Так как де Бенуа всегда был внимательным читателем Хайдеггера, я не исключаю, что он мог столкнуться с этой хайдегеровской идеей и ранее.
Итак, метаполитика. Суверенный выбор органического интеллектуала, идущего на опережение экономико-политических процессов. Мы подразумеваем здесь только контргегемонистский выбор, и еще более конкретно — грамшизм справа. Европейский грамшизм справа стал востребованным в условиях победившего либерализма, причем вобравшего в себя укрощенное, кастрированное, безопасное для Системы левачество (чегеваризм оплаченных либералами цветных революций и антиглобалистских хэппенингов). Мы не обращались к метаполитике потому, что в России такой решительной победы либерализма не было ни в 90-е, ни в 2000-е. Все могло случиться в самой политике, метаполитика (которой мы, кстати, все эти 30 лет, тем не менее, активно занимались) была не столь актуальна как самостоятельная и законченная стратегия. Но мы недооценили цезаризм, который, не являясь прямой либеральной гегемонией, не является одновременно с этим ее истинной альтернативой. Скорее это откладывание, колебание, половинчатость, вечно тянущийся компромисс, симуляция и тщета. Поэтому сегодня явно наступает время метаполитики. Может быть, более активной и напористой, нежели на Западе, более дерзкой, но именно метаполитики, а не политики. Это ситуационный подход. Но если учесть хайдеггеровский смысл, то мы попадаем непосредственно в пространство Четвертой Политической Теории, где теория и праксис принципиально сливаются в нечто целое. Следовательно, метаполитика как политическая метафизика приобретает основополагающее значение.

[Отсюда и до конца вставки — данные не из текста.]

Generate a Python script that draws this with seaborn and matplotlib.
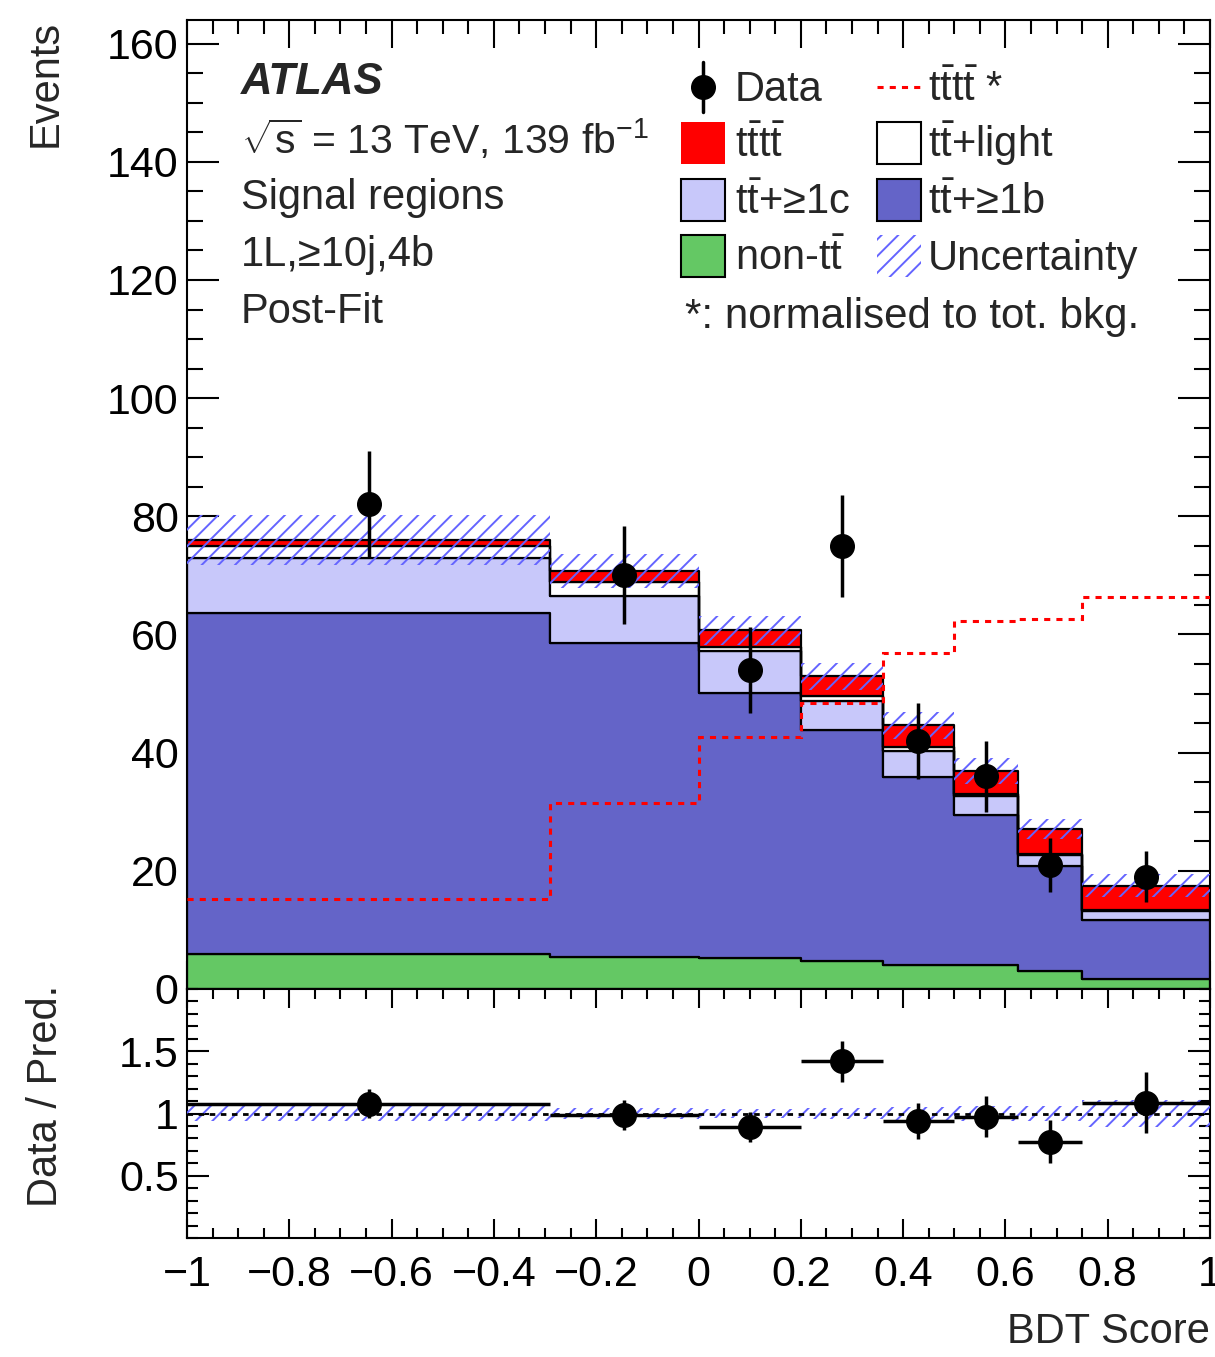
import numpy as np
import pandas as pd
import matplotlib
matplotlib.use("Agg")
import matplotlib.pyplot as plt
import seaborn as sns
from matplotlib.ticker import MultipleLocator, FixedLocator, FuncFormatter
from matplotlib.patches import Rectangle
from matplotlib.lines import Line2D

# ---------------- data ----------------
bin_edges = [-1.0, -0.29, 0.0, 0.2, 0.36, 0.5, 0.625, 0.75, 1.0]
non_tt   = [5.9, 5.4, 5.3, 4.8, 4.1, 4.1, 3.0, 1.7]
tt_1b    = [57.7, 53.2, 44.8, 39.0, 31.8, 25.3, 17.9, 9.9]
tt_1c    = [9.3, 7.9, 7.1, 4.9, 4.3, 3.3, 1.7, 1.6]
tt_light = [2.1, 2.3, 0.7, 0.9, 0.7, 0.3, 0.3, 0.2]
tttt     = [1.0, 2.0, 2.8, 3.3, 3.7, 3.9, 4.2, 4.1]
uncert   = [4.3, 2.9, 2.4, 2.3, 2.3, 2.2, 1.7, 1.9]
tttt_norm = [15.3, 31.5, 42.7, 48.4, 56.8, 62.2, 62.7, 66.3]
data     = [82, 70, 54, 75, 42, 36, 21, 19]
data_err = [9.0, 8.3, 7.3, 8.6, 6.4, 6.0, 4.6, 4.3]

proc_names = ["tttt", "ttlight", "tt1c", "tt1b", "nontt"]
proc_vals = [tttt, tt_light, tt_1c, tt_1b, non_tt]
proc_colors = {"tttt": "#ff0000", "ttlight": "#ffffff", "tt1c": "#c8c8fa",
               "tt1b": "#6464c8", "nontt": "#64c864"}
hatch_col = "#6464ff"

# ---------------- style ----------------
sns.set_style("ticks")
plt.rcParams["font.family"] = ["Liberation Sans", "DejaVu Sans"]
plt.rcParams["mathtext.fontset"] = "custom"
plt.rcParams["mathtext.rm"] = "Liberation Sans"
plt.rcParams["mathtext.it"] = "Liberation Sans:italic"
plt.rcParams["mathtext.bf"] = "Liberation Sans:bold"
plt.rcParams["hatch.linewidth"] = 1.4
plt.rcParams["axes.linewidth"] = 1.5

W, H = 1215, 1357
fig = plt.figure(figsize=(W / 100, H / 100), dpi=100)

def fx(px):
    return px / W

def fy(py):
    return 1 - py / H

L, R = 187, 1210
ax = fig.add_axes([fx(L), fy(989), fx(R) - fx(L), fy(20) - fy(989)])
ax2 = fig.add_axes([fx(L), fy(1238), fx(R) - fx(L), fy(989) - fy(1238)], sharex=ax)

edges = np.array(bin_edges)
centers = 0.5 * (edges[:-1] + edges[1:])
halfw = 0.5 * (edges[1:] - edges[:-1])

rows = []
for name, vals in zip(proc_names, proc_vals):
    for c, v in zip(centers, vals):
        rows.append({"x": c, "w": v, "process": name})
df = pd.DataFrame(rows)

sns.histplot(data=df, x="x", weights="w", hue="process", hue_order=proc_names,
             bins=bin_edges, multiple="stack", element="step", fill=True,
             palette=proc_colors, edgecolor="black", linewidth=1.6, alpha=1,
             legend=False, ax=ax, zorder=2)

total = np.sum(np.array(proc_vals), axis=0)
unc = np.array(uncert)
lo = np.append(total - unc, (total - unc)[-1])
hi = np.append(total + unc, (total + unc)[-1])
ax.fill_between(edges, lo, hi, step="post", facecolor="none", edgecolor=hatch_col,
                linewidth=0, hatch="//", zorder=4)

ax.stairs(tttt_norm, edges, baseline=None, color="red", linewidth=2.2,
          linestyle=(0, (2, 2)), zorder=5)

ax.errorbar(centers, data, yerr=data_err, fmt="o", color="black",
            markersize=17, elinewidth=2.5, capsize=0, zorder=10)

# ratio panel
rat = np.array(data) / total
rat_err = np.array(data_err) / total
rlo = np.append(1 - unc / total, (1 - unc / total)[-1])
rhi = np.append(1 + unc / total, (1 + unc / total)[-1])
ax2.fill_between(edges, rlo, rhi, step="post", facecolor="none", edgecolor=hatch_col,
                 linewidth=0, hatch="//", zorder=3)
ax2.axhline(1, color="black", linewidth=2, linestyle=(0, (2, 2)), zorder=4)
ax2.errorbar(centers, rat, yerr=rat_err, xerr=halfw, fmt="o", color="black",
             markersize=17, elinewidth=2.5, capsize=0, zorder=10)

# axes formatting
for a in (ax, ax2):
    a.set_xlim(-1, 1)
    a.xaxis.set_major_locator(FixedLocator(np.round(np.arange(-1, 1.01, 0.2), 2)))
    a.xaxis.set_minor_locator(MultipleLocator(0.05))
    a.tick_params(which="both", direction="in", top=True, right=True, width=1.5,
                  labelsize=31, colors="black")
    a.set_xlabel("")
    a.set_ylabel("")
    for s in a.spines.values():
        s.set_linewidth(1.5)
        s.set_color("black")

ax.set_ylim(0, 164)
ax.yaxis.set_major_locator(MultipleLocator(20))
ax.yaxis.set_minor_locator(MultipleLocator(5))
ax.tick_params(axis="x", which="major", length=20)
ax.tick_params(axis="x", which="minor", length=10)
ax.tick_params(axis="y", which="major", length=23, pad=6)
ax.tick_params(axis="y", which="minor", length=11.5)
ax.tick_params(axis="x", labelbottom=False)

ax2.set_ylim(0, 2)
ax2.yaxis.set_major_locator(FixedLocator([0.5, 1.0, 1.5]))
ax2.yaxis.set_minor_locator(MultipleLocator(0.1))
ax2.yaxis.set_major_formatter(FuncFormatter(lambda v, p: f"{v:g}"))

def xfmt(v, p):
    s = f"{round(v, 2):g}"
    if s == "-0":
        s = "0"
    return s.replace("-", "\u2212")

ax2.xaxis.set_major_formatter(FuncFormatter(xfmt))
ax2.tick_params(axis="x", which="major", length=14, pad=12)
ax2.tick_params(axis="x", which="minor", length=7)
ax2.tick_params(axis="y", which="major", length=16, pad=6)
ax2.tick_params(axis="y", which="minor", length=8)

# axis labels
fig.text(fx(26), fy(20), "Events", rotation=90, ha="left", va="top", fontsize=30)
fig.text(fx(26), fy(985), "Data / Pred.", rotation=90, ha="left", va="top", fontsize=30)
fig.text(fx(1210), fy(1352), "BDT Score", ha="right", va="bottom", fontsize=30)

# ATLAS block
tx = fx(241)
fig.text(tx, fy(82), "ATLAS", fontsize=31.5, fontweight="bold", style="italic", va="center")
fig.text(tx, fy(140), r"$\sqrt{\mathrm{s}}$ = 13 TeV, 139 fb$^{\mathrm{-1}}$", fontsize=29.5, va="center")
fig.text(tx, fy(198), "Signal regions", fontsize=30, va="center")
fig.text(tx, fy(255), "1L,≥10j,4b", fontsize=30, va="center")
fig.text(tx, fy(312), "Post-Fit", fontsize=30, va="center")

# ---------------- legend (drawn by hand, figure pixel positions) ----------------
tt = r"$\mathrm{t\bar{t}}$"
row_y = [87, 143, 200, 256]
col_box = [681, 877]
col_txt = [735, 928]
box_w, box_h = 44, 42
LFS = 30

def add_box(px, py, face, edge, lw, hatch=None):
    r = Rectangle((fx(px), fy(py + box_h / 2)), fx(box_w), box_h / H,
                  transform=fig.transFigure, facecolor=face, edgecolor=edge,
                  linewidth=lw, hatch=hatch)
    fig.add_artist(r)

def add_label(px, py, s):
    fig.text(fx(px), fy(py + 14), s, fontsize=LFS, va="baseline", ha="left")

# column 1
xc = col_box[0] + box_w / 2
fig.add_artist(Line2D([fx(xc), fx(xc)], [fy(row_y[0] - 25), fy(row_y[0] + 25)],
                      transform=fig.transFigure, color="black", linewidth=2.5))
fig.add_artist(Line2D([fx(xc)], [fy(row_y[0])], transform=fig.transFigure,
                      marker="o", markersize=17, color="black", linestyle="none"))
add_label(col_txt[0], row_y[0], "Data")
add_box(col_box[0], row_y[1], proc_colors["tttt"], "none", 0)
add_label(col_txt[0], row_y[1], r"$\mathrm{t\bar{t}t\bar{t}}$")
add_box(col_box[0], row_y[2], proc_colors["tt1c"], "black", 1.5)
add_label(col_txt[0], row_y[2], tt + "+≥1c")
add_box(col_box[0], row_y[3], proc_colors["nontt"], "black", 1.5)
add_label(col_txt[0], row_y[3], "non-" + tt)

# column 2
fig.add_artist(Line2D([fx(col_box[1]), fx(col_box[1] + box_w)], [fy(row_y[0]), fy(row_y[0])],
                      transform=fig.transFigure, color="red", linewidth=2.2,
                      linestyle=(0, (2, 2))))
add_label(col_txt[1], row_y[0], r"$\mathrm{t\bar{t}t\bar{t}}$ *")
add_box(col_box[1], row_y[1], proc_colors["ttlight"], "black", 1.5)
add_label(col_txt[1], row_y[1], tt + "+light")
add_box(col_box[1], row_y[2], proc_colors["tt1b"], "black", 1.5)
add_label(col_txt[1], row_y[2], tt + "+≥1b")
add_box(col_box[1], row_y[3], "none", hatch_col, 0, hatch="//")
add_label(col_txt[1], row_y[3], "Uncertainty")

fig.text(fx(685), fy(317), "*: normalised to tot. bkg.", fontsize=30.3, va="center")

fig.savefig("out.png", dpi=100)
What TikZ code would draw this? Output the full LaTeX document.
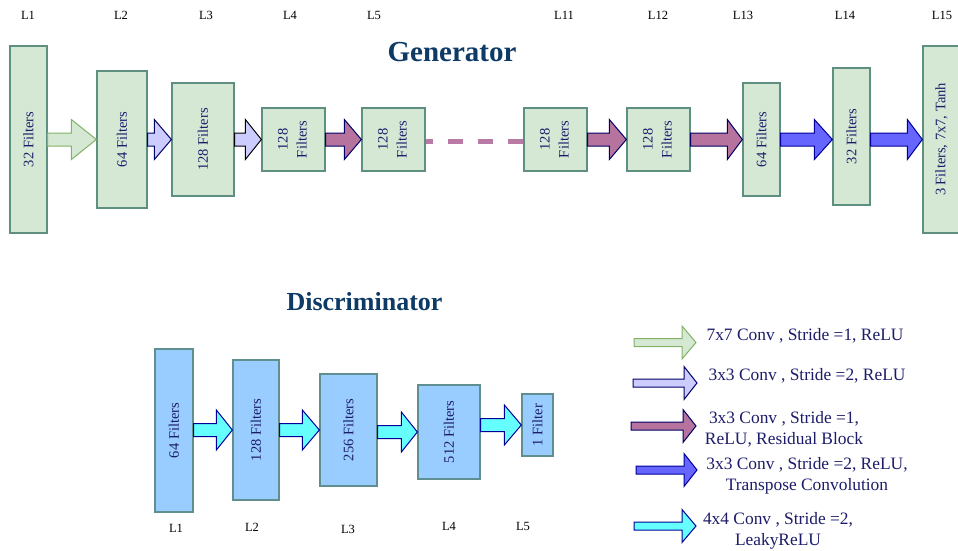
\documentclass[tikz,border=0pt]{standalone}
\usepackage{fontspec}
\setmainfont{Liberation Serif}
\usetikzlibrary{calc}

\definecolor{gfill}{HTML}{D5E8D4}
\definecolor{gline}{HTML}{5F8F80}
\definecolor{dfill}{HTML}{99CCFF}
\definecolor{dline}{HTML}{5F8F8F}
\definecolor{boxtext}{HTML}{1C1C6B}
\definecolor{titleblue}{HTML}{0E3A66}
\definecolor{agreenfill}{HTML}{D5E8D4}
\definecolor{agreenline}{HTML}{82B366}
\definecolor{alavfill}{HTML}{CCCCFF}
\definecolor{apurpfill}{HTML}{B5739D}
\definecolor{abluefill}{HTML}{6666FF}
\definecolor{acyanfill}{HTML}{66FFFF}
\definecolor{anavy}{HTML}{000066}
\definecolor{adeep}{HTML}{000099}
\definecolor{dashcol}{HTML}{BA7AA6}

\tikzset{
  layerbox/.style={draw=gline, fill=gfill, line width=1.3pt, inner sep=0pt,
    text=boxtext, font=\fontsize{14.5}{18.5}\selectfont},
  discbox/.style={draw=dline, fill=dfill, line width=1.3pt, inner sep=0pt,
    text=boxtext, font=\fontsize{14.5}{18.5}\selectfont},
  layerlabel/.style={font=\fontsize{12.5}{14}\selectfont, text=black},
  heading/.style={font=\fontsize{#1}{#1}\selectfont\bfseries, text=titleblue},
  legendtext/.style={font=\fontsize{17.4}{21}\selectfont, text=boxtext, align=center},
  greenarrow/.style={fill=agreenfill, draw=agreenline, line width=1pt},
  lavarrow/.style={fill=alavfill, draw=anavy, line width=1pt},
  lavarrowdark/.style={fill=alavfill, draw=black, line width=1pt},
  purparrow/.style={fill=apurpfill, draw=anavy, line width=1pt},
  bluearrow/.style={fill=abluefill, draw=adeep, line width=1pt},
  cyanarrow/.style={fill=acyanfill, draw=adeep, line width=1pt},
  dashline/.style={draw=dashcol, line width=5pt, dash pattern=on 15pt off 15pt},
}

% block arrow from one box to the next: style, from, to, level reference, head length
\newcommand\blockarrow[5]{%
  \draw[#1] let \p1=(#2.east), \p2=(#3.west), \p3=(#4) in
    (\x1,\y3+6.5pt) -- (\x2-#5,\y3+6.5pt) -- (\x2-#5,\y3+20pt) -- (\x2,\y3)
    -- (\x2-#5,\y3-20pt) -- (\x2-#5,\y3-6.5pt) -- (\x1,\y3-6.5pt) -- cycle;}

% small key arrow: style, start x, head x, tip x, centre y
\newcommand\keyarrow[5]{%
  \draw[#1] (#2,#5-4) -- (#3,#5-4) -- (#3,#5-16.5) -- (#4,#5)
    -- (#3,#5+16.5) -- (#3,#5+4) -- (#2,#5+4) -- cycle;}

\newcommand\vtext[1]{\rotatebox{90}{#1}}
\newcommand\vtwo[2]{\rotatebox{90}{\begin{tabular}{@{}c@{}}#1\\[0.5pt]#2\end{tabular}}}

\begin{document}
\begin{tikzpicture}[x=1pt, y=-1pt]
\useasboundingbox (0,0) rectangle (958,550);
\fill[white] (0,0) rectangle (958,550);

% ---------------- Generator ----------------
\node[heading=29] (gtitle) at (452,52) {Generator};
\coordinate (gaxis) at (0,139.5);

\node[layerbox, minimum width=37pt, minimum height=187pt] (g1)  at (28.5,139.5) {\vtext{32 Filters}};
\node[layerbox, minimum width=50pt, minimum height=137pt] (g2)  at (122,139.5)  {\vtext{64 Filters}};
\node[layerbox, minimum width=62pt, minimum height=113pt] (g3)  at (203,139.5)  {\vtext{128 Filters}};
\node[layerbox, minimum width=63pt, minimum height=63pt]  (g4)  at (293.5,139.5) {\vtwo{128}{Filters}};
\node[layerbox, minimum width=63pt, minimum height=63pt]  (g5)  at (393.5,139.5) {\vtwo{128}{Filters}};
\node[layerbox, minimum width=63pt, minimum height=63pt]  (g11) at (555.5,139.5) {\vtwo{128}{Filters}};
\node[layerbox, minimum width=63pt, minimum height=63pt]  (g12) at (658.5,139.5) {\vtwo{128}{Filters}};
\node[layerbox, minimum width=37pt, minimum height=113pt] (g13) at (761.5,139.5) {\vtext{64 Filters}};
\node[layerbox, minimum width=37pt, minimum height=137pt] (g14) at (851.5,136.5) {\vtext{32 Filters}};
\node[layerbox, minimum width=37pt, minimum height=187pt] (g15) at (941.5,139.5) {\vtext{3 Filters, 7x7, Tanh}};

\draw[dashline] ([yshift=-1.5pt]g11.west) -- ([yshift=-1.5pt]g5.east);

\blockarrow{greenarrow}{g1}{g2}{gaxis}{25pt}
\blockarrow{lavarrow}{g2}{g3}{gaxis}{17pt}
\blockarrow{lavarrowdark}{g3}{g4}{gaxis}{16pt}
\blockarrow{purparrow}{g4}{g5}{gaxis}{17pt}
\blockarrow{purparrow}{g11}{g12}{gaxis}{17pt}
\blockarrow{purparrow}{g12}{g13}{gaxis}{15pt}
\blockarrow{bluearrow}{g13}{g14}{gaxis}{18pt}
\blockarrow{bluearrow}{g14}{g15}{gaxis}{15pt}

\node[layerlabel] (gl1)  at (28,15)  {L1};
\node[layerlabel] (gl2)  at (121,15) {L2};
\node[layerlabel] (gl3)  at (206,15) {L3};
\node[layerlabel] (gl4)  at (290,15) {L4};
\node[layerlabel] (gl5)  at (374,15) {L5};
\node[layerlabel] (gl11) at (564,15) {L11};
\node[layerlabel] (gl12) at (658,15) {L12};
\node[layerlabel] (gl13) at (743,15) {L13};
\node[layerlabel] (gl14) at (845,15) {L14};
\node[layerlabel] (gl15) at (942,15) {L15};

% ---------------- Discriminator ----------------
\node[heading=26] (dtitle) at (364.5,302) {Discriminator};

\node[discbox, minimum width=38pt, minimum height=163pt] (d1) at (174,430.5) {\vtext{64 Filters}};
\node[discbox, minimum width=46pt, minimum height=140pt] (d2) at (256,430)   {\vtext{128 Filters}};
\node[discbox, minimum width=57pt, minimum height=112pt] (d3) at (348.5,430) {\vtext{256 Filters}};
\node[discbox, minimum width=62pt, minimum height=94pt]  (d4) at (449,432)   {\vtext{512 Filters}};
\node[discbox, minimum width=31pt, minimum height=62pt]  (d5) at (537.5,425) {\vtext{1 Filter}};

\blockarrow{cyanarrow}{d1}{d2}{d2.west}{16pt}
\blockarrow{cyanarrow}{d2}{d3}{d3.west}{17pt}
\blockarrow{cyanarrow}{d3}{d4}{d4.west}{16pt}
\blockarrow{cyanarrow}{d4}{d5}{d5.west}{17pt}

\node[layerlabel] (dl1) at (176,528) {L1};
\node[layerlabel] (dl2) at (252,527) {L2};
\node[layerlabel] (dl3) at (348,529) {L3};
\node[layerlabel] (dl4) at (449,526) {L4};
\node[layerlabel] (dl5) at (523,526) {L5};

% ---------------- Key ----------------
\keyarrow{greenarrow}{634}{682}{696}{342.5}
\keyarrow{lavarrow}{633}{684}{697}{383}
\keyarrow{purparrow}{631}{683}{696}{426}
\keyarrow{bluearrow}{636}{684}{697}{470}
\keyarrow{cyanarrow}{634}{682}{696}{526}

\node[legendtext] (k1) at (805,336)   {7x7 Conv , Stride =1, ReLU};
\node[legendtext] (k2) at (807,376)   {3x3 Conv , Stride =2, ReLU};
\node[legendtext] (k3) at (784,429.5) {3x3 Conv , Stride =1,\\ReLU, Residual Block};
\node[legendtext] (k4) at (807,475.5) {3x3 Conv , Stride =2, ReLU,\\Transpose Convolution};
\node[legendtext] (k5) at (778,531)   {4x4 Conv , Stride =2,\\LeakyReLU};
\end{tikzpicture}
\end{document}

Неважно при этом, падет ли цезаризм от своих внутренних ограничений под ударами гегемонии или обратится к тому, что находится за пределами своей структуры добровольно, например, под воздействием чрезвычайных обстоятельств (это мы называем добровольный переход от корпорации Россия к цивилизации Россия). Если будет сформирован полноценный метаполитический полюс, это само по себе будет исторической победой.
Русские интеллектуалы заключают исторический пакт с русской Традицией. И становятся суверенным могуществом, особым метафизическим полюсом. Одно это изменит всю структуру конкретной политики: и фундаментально (в перспективе Хайдеггера и 4ПТ) и даже прагматически, в духе конкретного грамшистского анализа.